Weizman and Begin had clashed before. In 1972, only three years after joining the Herut Party, Weizman challenged Begin for the leadership. He lost, but Begin has never forgotten the attempt to unseat him. "I respect him," Weizman wrote of Begin in his 1975 memoirs, On Eagles' Wings. "But we are poles apart in our characters, our viewpoints and our personal traits. There was the friction you get between men who lack a 'chemical affinity.' " Today he puts his relationship with Begin a little differently. He is simply trying to help Begin "navigate the ship of state in rather stormy weather."

The Lebanon strike reflected a Weizman maxim. "Israel," he has remarked, "is condemned to fight from time to time. She has to plan her wars more carefully than any other country and achieve all her targets in a very short time." In closed meetings, he has added that "Israel under Begin's rule and myself at the defense desk will not absorb the first strike but will take the pre-emptive strike."

Weizman believes Israel's well-advertised readiness to strike first and hard when it felt threatened was "among many secret motives" for Anwar Sadat's November visit to Jerusalem. Weizman and Sadat have similar family tragedies: Sadat's brother Atef was killed in the 1973 October War; and Weizman's son Shaul, now 26, a former paratrooper, suffered head injuries from a sniper's bullet while stationed in one of the Bar-Lev fortresses in 1970.
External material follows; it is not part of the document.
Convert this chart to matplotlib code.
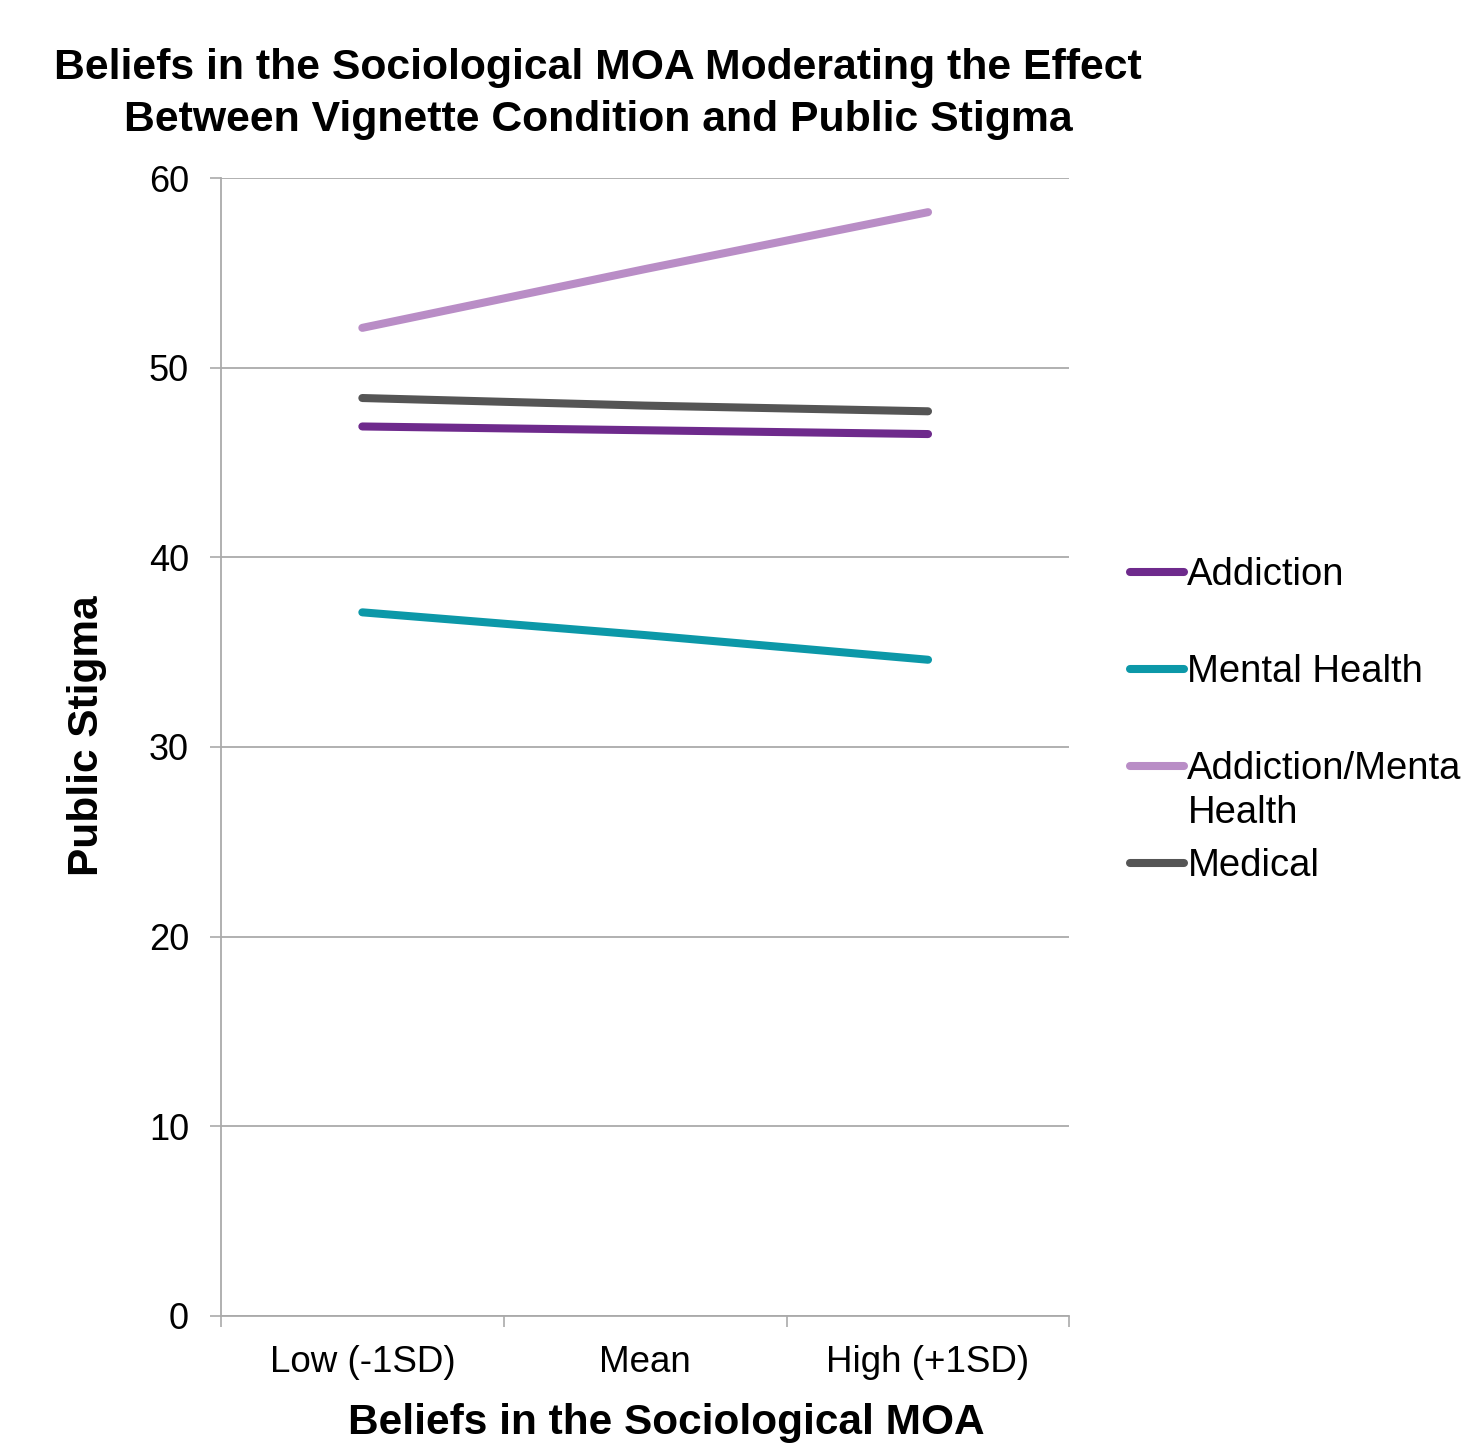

Weizman believes that Israel cannot survive forever in a war situation with its neighbors. In the past he has expressed dismay at the stalling of the peace momentum, and he and other top Israelis may be beginning to have doubts on that score about the wisdom of the Lebanon invasion. A top Israeli official told TIME last week: "Like generals before him, Weizman has learned that you can know how to start a war, but you never know how it will end."

Before the latest explosions in the Middle East, Weizman told a friend that, following Begin's talks with Carter, "we will know if the peace negotiations are alive, or whether we go for another war. You know my hopes. You have to wish me luck." Even more luck will be needed now, given the storm clouds that the Lebanese operation has raised.